Fußball als Abbild der Gesellschaft

Wir Sportjournalisten reden uns gerne ein, dass der Fußball ein Abbild der Gesellschaft ist. Und das stimmt bis zu einem gewissen Punkt sicherlich auch. Das reicht von der breiten Akzeptanz – dass man das 2013 überhaupt schreiben muss! – der in zweiter Generation „Zuagroast’n“ bis zu dem Umstand, dass die Veilchen ihre Nazis bis auf einen kleinen Prozentsatz genauso wenig loswerden können wie Österreich die Objekt21er. Oder der Turbokapitalismus, der Fußballklubs schon vor der Bankenkrise 2008 in den Ruin trieb, dem Michel Platini in französisch-sozialistischer Zentraliltätstradition mit dem Financial Fair Play den Riegel vorschieben möchte. Dass Fellner nun hier folgerichtig von links, rechts, oben und unten Rüge erfährt, ist unter mehreren Gesichtspunkten folgerichtig.

Missinterpretation

Dem ÖFB hier nun eine Vorreiterrolle in die Schuhe zu schieben, wäre allerdings falsch. Es ist reiner Opportunismus. Das zeigt auch die Geschichte rund um Salzburg-Stürmer Alan. Es gibt keine Stürmer mit heimischem Pass, denen auf lange Sicht so ein Können zugestanden wird. Darum interessiert sich der ÖFB für ihn. Selbiges betraf die Teamchefsuche. Die Stimmung im Land kippte, auch dank des Aufkommens kritischer Web 2.0-Medien wie 90minuten.at, ballverliebt.eu oder abseits.at, die mit verschiedenen Ansätzen versuchten, die Hilflosigkeit des heimischen (Nationalteam-)Kicks aufzudröseln. Nach Brückner-Missverständnis und Constantini-Hurrafußball hätte ja dennoch nichts gegen einen Trainer aus Österreich gesprochen, der eventuell keine Gehälter aus der deutschen Bundesliga gewohnt war. Es gab halt keinen. Vor selbigem Problem wäre man diesen Tagen auch gestanden. Die einzig ernsthafte heimische Möglichkeit wäre Peter Stöger gewesen.
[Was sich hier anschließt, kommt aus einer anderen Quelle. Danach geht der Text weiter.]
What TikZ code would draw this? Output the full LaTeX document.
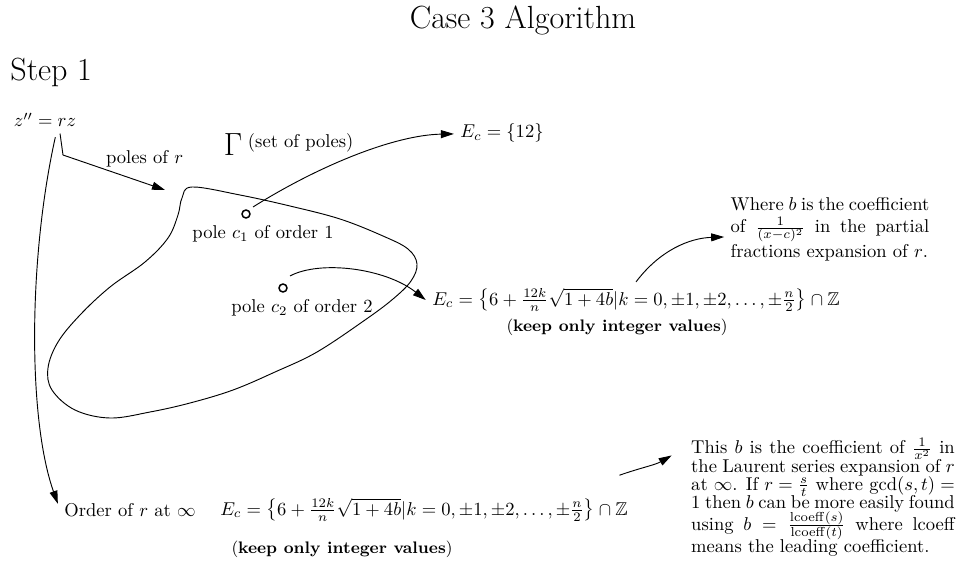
\documentclass[tikz,border=0pt]{standalone}
\usepackage{amsmath,amssymb}
\usepackage{tikz}
\usetikzlibrary{positioning, arrows.meta}

\begin{document}
\begin{tikzpicture}[
    x=0.018935cm, y=-0.018935cm,
    heading/.style={font=\LARGE, inner sep=0pt},
    pole/.style={circle, draw, line width=0.8pt, minimum size=4.3pt, inner sep=0pt},
    note/.style={align=justify, text width=#1},
    tight/.style={font={\fontsize{10pt}{9.8pt}\selectfont\lineskiplimit=-0.5pt\lineskip=-0.5pt}},
    keep/.style={font=\small},
    arr/.style={-{Triangle[length=7pt,width=4.3pt]}, line width=0.5pt},
    curve/.style={line width=0.5pt},
]
\useasboundingbox (0,0) rectangle (957,584);

% ---------- headings ----------
\node[heading] (title) at (523,20) {Case 3 Algorithm};
\node[heading, anchor=west] (step1) at (10,72) {Step 1};

% ---------- equation and set of poles ----------
\node (zrz) at (45,120) {$z''=rz$};
\node[inner sep=0pt] (gam) at (233,145) {\LARGE$\Gamma$};
\node[inner sep=0pt, right=2.7pt of gam, yshift=1pt] (setp) {(set of poles)};

% the region holding the poles
\draw[curve] plot[smooth cycle, tension=0.6] coordinates {
    (192,187) (240,195) (290,206) (340,219) (383,236) (408,249) (417,264)
    (411,281) (393,299) (365,320) (317,352) (275,372) (233,390) (190,403)
    (150,412) (110,418) (75,410) (52,390) (48,368) (58,342) (80,315)
    (110,287) (145,262) (168,238) (178,215) (182,198)};

\node[pole] (c1) at (246,214) {};
\node[pole] (c2) at (283,288) {};
\node[below=0pt of c1, xshift=9.2pt] (c1lbl) {pole $c_1$ of order 1};
\node[below=0pt of c2, xshift=10.2pt] (c2lbl) {pole $c_2$ of order 2};

% ---------- exponent sets ----------
\node (ec12) at (502,133) {$E_c=\{12\}$};
\node (ecmid) at (636,300) {$E_c=\left\{6+\frac{12k}{n}\sqrt{1+4b}|k=0,\pm1,\pm2,\dots,\pm\frac{n}{2}\right\}\cap\mathbb{Z}$};
\node[keep] (keepmid) at (617,327) {(\textbf{keep only integer values})};
\node[note=107pt] (bnote) at (830,229) {Where $b$ is the coefficient of $\frac{1}{(x-c)^2}$ in the partial fractions expansion of $r$.};

% ---------- infinity ----------
\node (ordinf) at (130,510) {Order of $r$ at $\infty$};
\node (ecinf) at (424,510) {$E_c=\left\{6+\frac{12k}{n}\sqrt{1+4b}|k=0,\pm1,\pm2,\dots,\pm\frac{n}{2}\right\}\cap\mathbb{Z}$};
\node[keep] (keepinf) at (342,549) {(\textbf{keep only integer values})};
\node[note=142pt, tight] (lnote) at (823,497) {This $b$ is the coefficient of $\frac{1}{x^2}$ in the Laurent series expansion of $r$ at $\infty$. If $r=\frac{s}{t}$ where $\gcd(s,t)=1$ then $b$ can be more easily found using $b=\frac{\mathrm{lcoeff}(s)}{\mathrm{lcoeff}(t)}$ where lcoeff means the leading coefficient.};

% ---------- connectors ----------
\coordinate (fork) at (63,155);
\coordinate (gamtip) at (165,190);
\draw[arr] ([xshift=8.1pt]zrz.south) -- (fork) -- node[pos=0.4, anchor=south west, inner sep=1pt] {poles of $r$} (gamtip);
\draw[arr, shorten <=2pt] ([xshift=6pt]zrz.south) .. controls (28,260) and (28,420) .. ([yshift=-3.8pt]ordinf.north west);

\draw[arr] ([xshift=3.8pt,yshift=3.8pt]c1.center) .. controls (320,165) and (395,135) .. (ec12);
\draw[arr] ([xshift=3.8pt,yshift=6.5pt]c2.center) .. controls (320,260) and (385,268) .. (ecmid.west);
\draw[arr] (ecmid.north) .. controls (660,250) and (690,238) .. ([yshift=-4.3pt]bnote.west);
\draw[arr] ([xshift=-8pt,yshift=9pt]ecinf.north east) .. controls (640,468) and (655,465) .. ([xshift=-7pt,yshift=-13pt]lnote.north west);

\end{tikzpicture}
\end{document}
Fachkreise hätten Experimente mit Tüftlern wie Damir Canadi oder Adi Hütter vielleicht nicht abgelehnt; diese hätte der ÖFB der breiten Masse aber niemals nicht verkaufen können.

Gott sei Dank keine Teamchefsuche!

Und somit können sich die heimischen Fans ohnehin nur den Angstschweiß eines Schweizer Teamchefs Marcel Kollers von der Stirn wischen, die Schnappatmung einstellen und sich freuen, dass in den nächsten zwei Jahren nicht alles komplett schief geht. Auch wenn mit Leo Windtner mehr Weitblick in den ÖFB einkehrte, war die Gefahr, dem Boulevard ein Zuckerl hinzuschmeißen mehr als evident. Österreich hat ja keine Ahnung, wie viel Glück es hat, dass Marcel Koller bleibt – ganz unabhängig vom Fußball.